▶ [Your goal] Extract the lines from the start through the line that holds "const timeDomain = [0, 359];", both included, omitting all images.

▶ [Supplied information]

○ ○ ○ ○

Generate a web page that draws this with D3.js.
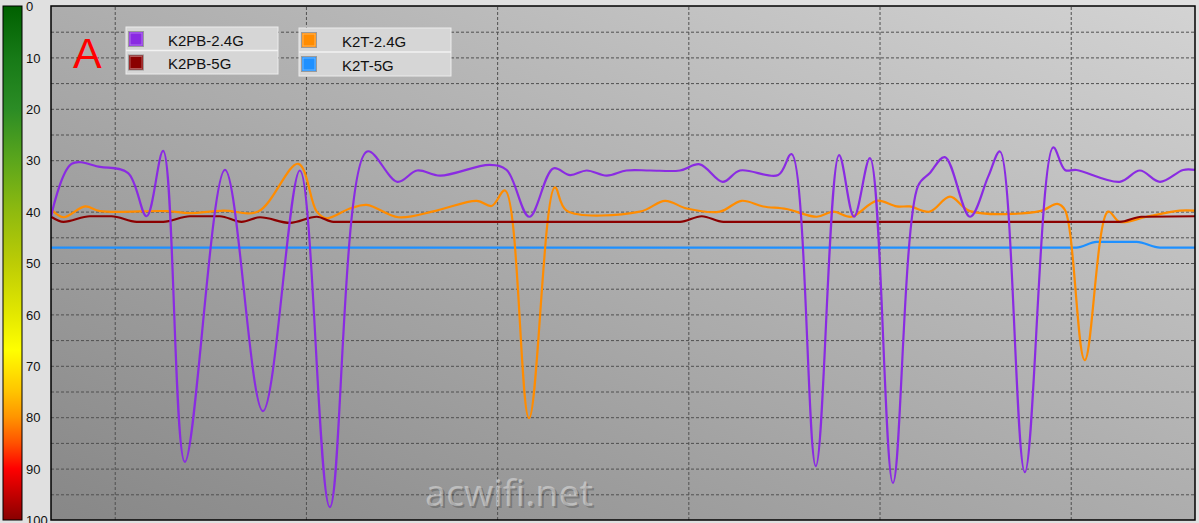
<!DOCTYPE html>
<html><head><meta charset="utf-8">
<script src="https://cdn.jsdelivr.net/npm/d3@7"></script>
<style>html,body{margin:0;padding:0;background:#e0e0e0;overflow:hidden}</style>
</head><body><svg id="c" width="1199" height="523"></svg>
<script>
// ---- data ----
const seriesNames = ["K2PB-2.4G", "K2PB-5G", "K2T-2.4G", "K2T-5G"];
const seriesColors = ["#8a2be2", "#8b0000", "#ff8c00", "#1e90ff"];

const k2pb24T = [0,6.5,15.4,24.2,30.0,35.2,42.0,54.6,66.5,78.1,87.5,99.2,108.7,114.9,122.1,137.7,143.0,150.1,157.6,162.9,168.1,174.4,180.6,188,197.4,203.6,210.8,216.2,228.2,232.4,240.0,247.3,252.0,257.0,264.2,272.1,275.8,280.5,288.4,294.1,297.8,305.6,314.5,318.2,321.8,335.4,341.7,348.0,355.3,359];
const k2pb24V = [41,30.7,31.3,32.5,40.9,28.2,88.7,31.9,78.8,32,97.5,28.3,34.2,32,33,30.9,31.9,41,31.6,32.9,32,33,32,32,32,30.8,34.2,32,32.9,28.8,89.5,29,41,29.6,92.8,35,32.5,29.4,41,33.2,28.3,90.7,27.5,31.9,31.9,34.2,32,34.2,31.9,31.9];

const k2pb5T = [0,3.9,12.2,19.0,26.9,35.2,43.6,53.0,59.8,65.6,75.0,83.4,88.6,93.8,197.4,204.2,211.0,335.4,342.2,359];
const k2pb5V = [41,42,40.9,40.9,42,42,40.9,40.9,42,41.1,42.2,41,42,42,42,40.9,42,42,41,40.9];

const k2t24T = [0,3.9,10.7,15.4,36.3,43.6,54.1,65.0,77.6,83.4,86.5,93.8,99.1,109.0,121.0,133.6,138.3,142.5,150.0,158.1,161.8,184.8,192.7,199.5,209.9,216.7,223.5,230.8,240.3,245.5,251.2,259.1,265.4,269.5,275.8,282.1,288.4,310.3,315.8,318.2,324.4,331.7,335.4,343.8,354.2,359];
const k2t24V = [39.5,41.1,39,39.9,39.9,40.3,39.8,40,30.7,40,41.3,39.4,38.7,41.1,39.8,37.9,38.9,35.9,80.2,35.3,39.8,40,37.9,39.4,40,37.9,39,39.5,41,40,41,37.9,39,39,40,37.1,39.9,39.9,38.5,39.7,68.9,40,42,41,39.8,39.8];

const k2t5T = [0,321.8,328.1,340.7,348.0,359];
const k2t5V = [47,47,45.9,45.9,47,47];

const yTickLabels = [0,10,20,30,40,50,60,70,80,90,100];
const yGridValues = d3.range(5, 100, 5);
const xGridTimes = [20,80,140,200,260,320];
const timeDomain = [0, 359];

// ---- layout ----
const svg = d3.select("#c");
const plot = {l: 51, t: 6, r: 1195, b: 520};
const x = d3.scaleLinear().domain(timeDomain).range([plot.l, plot.r]);
const y = d3.scaleLinear().domain([0, 100]).range([plot.t, plot.b]);

const defs = svg.append("defs");
const bg = defs.append("linearGradient").attr("id","bg")
  .attr("x1",0).attr("y1",1).attr("x2",1).attr("y2",0);
bg.append("stop").attr("offset",0).attr("stop-color","#878787");
bg.append("stop").attr("offset",1).attr("stop-color","#d3d3d3");

const cb = defs.append("linearGradient").attr("id","cb")
  .attr("x1",0).attr("y1",0).attr("x2",0).attr("y2",1);
[[0,"#006000"],[0.1,"#177a17"],[0.2,"#2b8c25"],[0.3,"#5ba61c"],[0.4,"#8fba0f"],[0.5,"#bccc05"],
 [0.6,"#e3e800"],[0.67,"#ffff00"],[0.75,"#ffc400"],[0.8,"#ff9400"],[0.85,"#ff5200"],[0.9,"#ff0000"],[1,"#880000"]]
 .forEach(s => cb.append("stop").attr("offset",s[0]).attr("stop-color",s[1]));

defs.append("clipPath").attr("id","clip").append("rect")
  .attr("x",plot.l).attr("y",plot.t).attr("width",plot.r-plot.l).attr("height",plot.b-plot.t);

svg.append("rect").attr("width",1199).attr("height",523).attr("fill","#e0e0e0");

// colour bar
svg.append("rect").attr("x",3).attr("y",y(0)).attr("width",19).attr("height",y(100)-y(0))
  .attr("fill","url(#cb)").attr("stroke","#000").attr("stroke-width",1);

const yAxis = svg.append("g").attr("transform","translate(23,0)")
  .call(d3.axisRight(y).tickValues(yTickLabels).tickSize(0).tickPadding(3));
yAxis.select(".domain").remove();
yAxis.selectAll("text").attr("font-family","Liberation Sans, Arial, sans-serif")
  .attr("font-size",13).attr("fill","#111").attr("dy","0.36em");

// plot background
svg.append("rect").attr("x",plot.l).attr("y",plot.t).attr("width",plot.r-plot.l).attr("height",plot.b-plot.t)
  .attr("fill","url(#bg)");

// grid
const gy = svg.append("g").attr("transform",`translate(${plot.l},0)`)
  .call(d3.axisLeft(y).tickValues(yGridValues).tickSize(-(plot.r-plot.l)).tickFormat(""));
gy.select(".domain").remove();
gy.selectAll("line").attr("stroke","#505050").attr("stroke-dasharray","3,2").attr("stroke-width",1);

const gx = svg.append("g").attr("transform",`translate(0,${plot.b})`)
  .call(d3.axisBottom(x).tickValues(xGridTimes).tickSize(-(plot.b-plot.t)).tickFormat(""));
gx.select(".domain").remove();
gx.selectAll("line").attr("stroke","#505050").attr("stroke-dasharray","3,2").attr("stroke-width",1);

// watermark
const wm = svg.append("g");
wm.append("text").attr("x",427).attr("y",508).text("acwifi.net")
  .attr("font-family","Noto Sans, sans-serif").attr("font-size",36)
  .attr("textLength",168).attr("lengthAdjust","spacingAndGlyphs")
  .attr("fill","rgba(0,0,0,0.2)");
wm.append("text").attr("x",425).attr("y",506).text("acwifi.net")
  .attr("font-family","Noto Sans, sans-serif").attr("font-size",36)
  .attr("textLength",168).attr("lengthAdjust","spacingAndGlyphs")
  .attr("fill","rgba(255,255,255,0.38)");

// lines
const lines = svg.append("g").attr("clip-path","url(#clip)");
const mk = (T, V) => T.map((t, i) => [t, V[i]]);
const drawSeries = [
  {data: mk(k2t5T, k2t5V), color: seriesColors[3], curve: d3.curveMonotoneX},
  {data: mk(k2t24T, k2t24V), color: seriesColors[2], curve: d3.curveCatmullRom.alpha(0.5)},
  {data: mk(k2pb5T, k2pb5V), color: seriesColors[1], curve: d3.curveMonotoneX},
  {data: mk(k2pb24T, k2pb24V), color: seriesColors[0], curve: d3.curveCatmullRom.alpha(0.5)}
];
drawSeries.forEach(s => {
  lines.append("path").attr("d", d3.line().x(d => x(d[0])).y(d => y(d[1])).curve(s.curve)(s.data))
    .attr("fill","none").attr("stroke",s.color).attr("stroke-width",2.2).attr("stroke-linejoin","round");
});

// plot border
svg.append("rect").attr("x",plot.l).attr("y",plot.t).attr("width",plot.r-plot.l).attr("height",plot.b-plot.t)
  .attr("fill","none").attr("stroke","#000").attr("stroke-width",1.5);

// "A"
svg.append("text").attr("x",73).attr("y",68).text("A")
  .attr("font-family","Liberation Sans, Arial, sans-serif").attr("font-size",43).attr("fill","#ff0000");

// legend
const legendBoxes = [
  {x: 126, y: 27, w: 152, h: 47, items: [0, 1]},
  {x: 299, y: 28, w: 152, h: 48, items: [2, 3]}
];
legendBoxes.forEach(b => {
  const g = svg.append("g").attr("transform",`translate(${b.x},${b.y})`);
  g.append("rect").attr("width",b.w).attr("height",b.h).attr("fill","#d6d6d6").attr("stroke","#ececec");
  g.append("line").attr("x1",0).attr("x2",b.w).attr("y1",b.h/2).attr("y2",b.h/2).attr("stroke","#f2f2f2").attr("stroke-width",1.5);
  b.items.forEach((k, i) => {
    const ry = i * b.h / 2;
    g.append("rect").attr("x",2.5).attr("y",ry+4.5).attr("width",15).attr("height",15)
      .attr("fill",seriesColors[k]).attr("stroke","#9a9a9a");
    g.append("rect").attr("x",4).attr("y",ry+6).attr("width",12).attr("height",12)
      .attr("fill","none").attr("stroke","rgba(255,255,255,0.35)");
    g.append("text").attr("x",b.x === 126 ? 42 : 43).attr("y",ry+18.5).text(seriesNames[k])
      .attr("font-family","Liberation Sans, Arial, sans-serif").attr("font-size",15).attr("fill","#111");
  });
});
</script></body></html>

○ ○ ○ ○

▶ [Reply]
Generate a web page that draws this with D3.js.
<!DOCTYPE html>
<html><head><meta charset="utf-8">
<script src="https://cdn.jsdelivr.net/npm/d3@7"></script>
<style>html,body{margin:0;padding:0;background:#e0e0e0;overflow:hidden}</style>
</head><body><svg id="c" width="1199" height="523"></svg>
<script>
// ---- data ----
const seriesNames = ["K2PB-2.4G", "K2PB-5G", "K2T-2.4G", "K2T-5G"];
const seriesColors = ["#8a2be2", "#8b0000", "#ff8c00", "#1e90ff"];

const k2pb24T = [0,6.5,15.4,24.2,30.0,35.2,42.0,54.6,66.5,78.1,87.5,99.2,108.7,114.9,122.1,137.7,143.0,150.1,157.6,162.9,168.1,174.4,180.6,188,197.4,203.6,210.8,216.2,228.2,232.4,240.0,247.3,252.0,257.0,264.2,272.1,275.8,280.5,288.4,294.1,297.8,305.6,314.5,318.2,321.8,335.4,341.7,348.0,355.3,359];
const k2pb24V = [41,30.7,31.3,32.5,40.9,28.2,88.7,31.9,78.8,32,97.5,28.3,34.2,32,33,30.9,31.9,41,31.6,32.9,32,33,32,32,32,30.8,34.2,32,32.9,28.8,89.5,29,41,29.6,92.8,35,32.5,29.4,41,33.2,28.3,90.7,27.5,31.9,31.9,34.2,32,34.2,31.9,31.9];

const k2pb5T = [0,3.9,12.2,19.0,26.9,35.2,43.6,53.0,59.8,65.6,75.0,83.4,88.6,93.8,197.4,204.2,211.0,335.4,342.2,359];
const k2pb5V = [41,42,40.9,40.9,42,42,40.9,40.9,42,41.1,42.2,41,42,42,42,40.9,42,42,41,40.9];

const k2t24T = [0,3.9,10.7,15.4,36.3,43.6,54.1,65.0,77.6,83.4,86.5,93.8,99.1,109.0,121.0,133.6,138.3,142.5,150.0,158.1,161.8,184.8,192.7,199.5,209.9,216.7,223.5,230.8,240.3,245.5,251.2,259.1,265.4,269.5,275.8,282.1,288.4,310.3,315.8,318.2,324.4,331.7,335.4,343.8,354.2,359];
const k2t24V = [39.5,41.1,39,39.9,39.9,40.3,39.8,40,30.7,40,41.3,39.4,38.7,41.1,39.8,37.9,38.9,35.9,80.2,35.3,39.8,40,37.9,39.4,40,37.9,39,39.5,41,40,41,37.9,39,39,40,37.1,39.9,39.9,38.5,39.7,68.9,40,42,41,39.8,39.8];

const k2t5T = [0,321.8,328.1,340.7,348.0,359];
const k2t5V = [47,47,45.9,45.9,47,47];

const yTickLabels = [0,10,20,30,40,50,60,70,80,90,100];
const yGridValues = d3.range(5, 100, 5);
const xGridTimes = [20,80,140,200,260,320];
const timeDomain = [0, 359];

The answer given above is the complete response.